Running Moses Programs

The easiest way to get familiar with Moses is to run it. On the HMC CS machines (e.g., knuth or the lab Macs), you can run:

  /cs/cs131/bin/Moses -i

to start up a REPL for Moses.

When you have the code (and when you’re working on the assignment), you should compile a command-line version of your implementation by running

  ghc -O Moses.hs

then start a Moses REPL:

  ./Moses -i

From here on out, we’ll assume that you’re running your own implementation of Moses (not the one in /cs/cs131/bin/).

There are a couple of other ways to run Moses that you might want to use:

  • Compile and run a file stored in a program:

      ./Moses «path to file»
    
  • Run an expression and see the result:

      ./Moses -e "42+3"
    

You can also run :load Moses.hs in ghci, then use the run or runFile functions to execute code.

Moses output

The Moses system prints a lot of information about the steps of execution. It first shows the parsed input (pretty printed), then it typechecks the code, then it converts all the nice constructs to vanilla lambda calculus, converts that to SK combinators, and then executes the program, and prints the result. Because it shows all the steps, you probably want to make sure you are using a terminal that lets you scroll back.

One interesting feature of the Moses system is that it uses the type of the expression to know how to print it out. It actually synthesizes printing code based on the type, thus an integer list (i.e., [INT]) is actually printed using a list printing higher-order function that is passed an int printer. Unfortunately, until you implement typechecking, your version of Moses won’t print any useful output on the command line for all but the very simplest programs. Instead, the typechecker gives almost everything the type ANY, which is always printed out as <??-who-knows-what-??>.1

If you run things in ghci, you’ll find that programs that produce simple values (such as integers) are visible in the returned value from the run or runfil functions, allowing us to “cheat” and see the results even without type checking. Thus, fact.mose will produce its answer. More complex types, such as lists, are not simple values and so you won’t be able to see their output printed until the type checker works.

If you want to see the full power of the printing code before the typechecker is complete, there are three special built-in values in Moses example1, example2, and example3, of type [REAL], ([INT], (REAL,BOOL), [[STRING]]), and [INT] respectively. The synthesized printing code for example2 is quite complex (it’s quite a complex type!), but is generated following fairly simple rules. Be aware that example3 is an infinite list of the natural numbers—it will never finish printing.

Structure of the Moses Language Implementation

Many languages have a rich high-level syntax that people write programs in, then the language translates (i.e., compiles) the program to a lower-level language that is actually executed (e.g., in C and C++, the low-level language is typically machine code).
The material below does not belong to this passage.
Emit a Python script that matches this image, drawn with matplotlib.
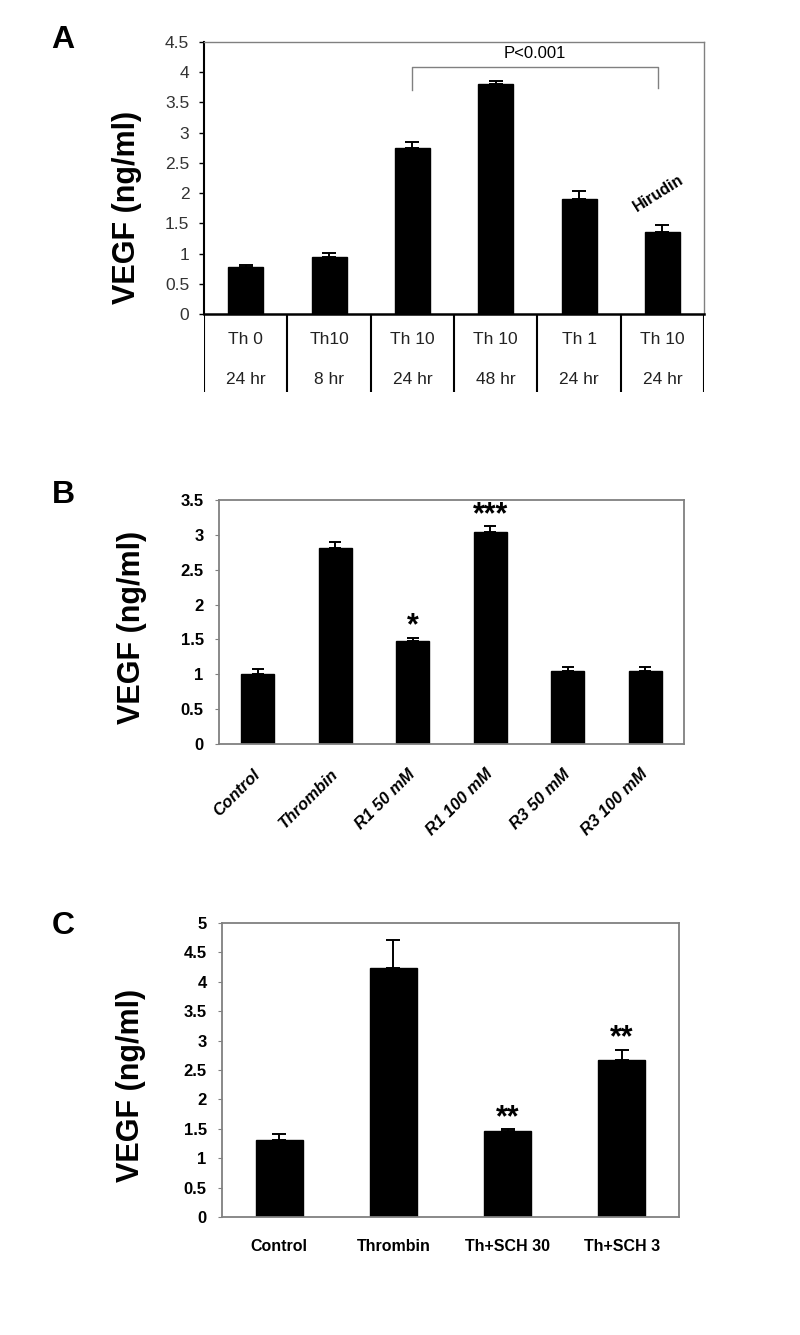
import numpy as np
import matplotlib.pyplot as plt
from matplotlib.ticker import FuncFormatter
from matplotlib.transforms import ScaledTranslation

plt.rcParams['font.family'] = ['Liberation Sans', 'DejaVu Sans']

# panel A data
a_top = ['Th 0', 'Th10', 'Th 10', 'Th 10', 'Th 1', 'Th 10']
a_bot = ['24 hr', '8 hr', '24 hr', '48 hr', '24 hr', '24 hr']
a_vals = [0.78, 0.95, 2.75, 3.80, 1.90, 1.36]
a_err = [0.03, 0.06, 0.10, 0.06, 0.14, 0.11]

# panel B data
b_labels = ['Control', 'Thrombin', 'R1 50 mM', 'R1 100 mM', 'R3 50 mM', 'R3 100 mM']
b_vals = [1.01, 2.81, 1.48, 3.04, 1.04, 1.04]
b_err = [0.06, 0.09, 0.045, 0.08, 0.06, 0.06]
b_stars = ['', '', '*', '***', '', '']

# panel C data
c_labels = ['Control', 'Thrombin', 'Th+SCH 30', 'Th+SCH 3']
c_vals = [1.31, 4.23, 1.47, 2.67]
c_err = [0.10, 0.48, 0.02, 0.17]
c_stars = ['', '', '**', '**']

gray = '#808080'
narrow = ['Liberation Sans Narrow', 'Liberation Sans', 'DejaVu Sans']
fmt = FuncFormatter(lambda v, p: '%g' % v)

fig = plt.figure(figsize=(8, 13.35), dpi=100)


def bars(ax, vals, err, width, cap):
    x = np.arange(len(vals))
    ax.bar(x, vals, width=width, color='black', edgecolor='black',
           yerr=[np.zeros(len(err)), err], capsize=cap,
           error_kw=dict(elinewidth=1.4, capthick=1.4, ecolor='black'))
    ax.set_xlim(-0.5, len(vals) - 0.5)
    return x


def ylab(xpx, ypx):
    fig.text(xpx / 800, 1 - ypx / 1335, 'VEGF (ng/ml)', fontsize=22, fontweight='bold',
             family=narrow, rotation=90, ha='center', va='center')


# ---- A ----
axA = fig.add_axes([0.255, 0.7648, 0.625, 0.2037])
x = bars(axA, a_vals, a_err, 0.42, 5)
axA.set_ylim(0, 4.5)
axA.set_yticks(np.arange(0, 4.51, 0.5))
axA.yaxis.set_major_formatter(fmt)
axA.set_xticks([])
axA.tick_params(axis='y', labelsize=12.5, labelcolor='#333333', length=3.6, width=1, pad=7)
for s in ['top', 'right']:
    axA.spines[s].set_color(gray)
    axA.spines[s].set_linewidth(1)
axA.spines['left'].set_linewidth(1.5)
axA.spines['bottom'].set_linewidth(1.8)

# bracket
axA.plot([2, 2, 4.95, 4.95], [3.71, 4.08, 4.08, 3.74], color=gray, lw=1)
axA.text(3.47, 4.18, 'P<0.001', ha='center', va='bottom', fontsize=12)
axA.text(4.95, 2.0, 'Hirudin', ha='center', va='center', rotation=32,
         fontsize=11.5, fontweight='bold')

# table under A
axT = fig.add_axes([0.255, 0.7064, 0.625, 0.0584])
axT.set_xlim(-0.5, 5.5)
axT.set_ylim(0, 1)
axT.axis('off')
for b in np.arange(-0.5, 6, 1):
    axT.plot([b, b], [0, 1], color='black', lw=1.5)
for i in range(len(a_top)):
    axT.text(i, 0.67, a_top[i], ha='center', va='center', fontsize=12.5, color='#222222')
    axT.text(i, 0.16, a_bot[i], ha='center', va='center', fontsize=12.5, color='#222222')

fig.text(0.079, 1 - 40 / 1335, 'A', fontsize=23, fontweight='bold', ha='center', va='center')
ylab(127, 207)

# ---- B ----
axB = fig.add_axes([0.27375, 0.4427, 0.58125, 0.1828])
x = bars(axB, b_vals, b_err, 0.43, 4.3)
axB.set_ylim(0, 3.5)
axB.set_yticks(np.arange(0, 3.51, 0.5))
axB.yaxis.set_major_formatter(fmt)
axB.set_xticks(x)
axB.set_xticklabels(b_labels, rotation=45, ha='right', va='center', rotation_mode='anchor',
                    fontsize=12, fontweight='bold', fontstyle='italic')
for lab in axB.get_xticklabels():
    lab.set_transform(lab.get_transform() + ScaledTranslation(-0.1, 0, fig.dpi_scale_trans))
axB.tick_params(axis='x', length=0, pad=20)
axB.tick_params(axis='y', labelsize=12, length=3, color=gray, pad=8)
for lab in axB.get_yticklabels():
    lab.set_fontweight('bold')
for s in axB.spines.values():
    s.set_color(gray)
    s.set_linewidth(1.3)
for i in range(len(b_vals)):
    if b_stars[i]:
        axB.text(i, b_vals[i] + b_err[i] + 0.05, b_stars[i], ha='center', va='baseline',
                 fontsize=22, fontweight='bold')

fig.text(0.079, 1 - 495 / 1335, 'B', fontsize=23, fontweight='bold', ha='center', va='center')
ylab(132, 627)

# ---- C ----
axC = fig.add_axes([0.2775, 0.0884, 0.57125, 0.2202])
x = bars(axC, c_vals, c_err, 0.41, 4.7)
axC.set_ylim(0, 5)
axC.set_yticks(np.arange(0, 5.01, 0.5))
axC.yaxis.set_major_formatter(fmt)
axC.set_xticks(x)
axC.set_xticklabels(c_labels, fontsize=11.5, fontweight='bold')
axC.tick_params(axis='x', length=0, pad=16)
axC.tick_params(axis='y', labelsize=12, length=3, color=gray, pad=8)
for lab in axC.get_yticklabels():
    lab.set_fontweight('bold')
for s in axC.spines.values():
    s.set_color(gray)
    s.set_linewidth(1.3)
for i in range(len(c_vals)):
    if c_stars[i]:
        axC.text(i, c_vals[i] + c_err[i] + 0.06, c_stars[i], ha='center', va='baseline',
                 fontsize=22, fontweight='bold')

fig.text(0.079, 1 - 926 / 1335, 'C', fontsize=23, fontweight='bold', ha='center', va='center')
ylab(131, 1085)

fig.savefig('out.png', dpi=100, facecolor='white')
As you saw in the previous section, Moses follows this pattern: the higher-level syntax is a richly typed language, whereas the lower-level language is far more basic untyped language.

In our Moses implementation,

  • The untyped core is a simple combinator-based language. In addition to the combinators S, K and I, it does have a few built-in types and functions supporting integers, reals, and strings. Importantly, it does not and will not directly support booleans, lists, or pairs. (This kind of approach is a common one; for example, when C++ is compiled to X86 machine code, that code has no idea what C++ classes are.)

    Similarly, the core does not directly support recursion (it uses the Y combinator instead). It also has no “operators” and no ifthenelse, instead providing functions, such as _plus_ and _cons_ to serve the same purpose.2

  • The typed language provides lists, tuples, and a static type system, as well as niceties such as variables, let expressions, and so forth (the parser for the typed language also provides the familiar square-bracket list notation as syntactic sugar for colon notation as well as a few other niceties not actually present in the typed abstract syntax).

All programs in the typed language are translated into programs in the untyped core language. The only evaluator is the untyped-core-language evaluator.

The typed high-level language supports additional kinds of values beyond those directly supported by the low-level language—booleans, lists, and tuples are provided using the function-based (i.e., $\lambda$-calculus style) encodings we saw earlier in the semester. The untyped core language doesn’t know what these encodings are being used for, but the typed language does, because it has type information about the program.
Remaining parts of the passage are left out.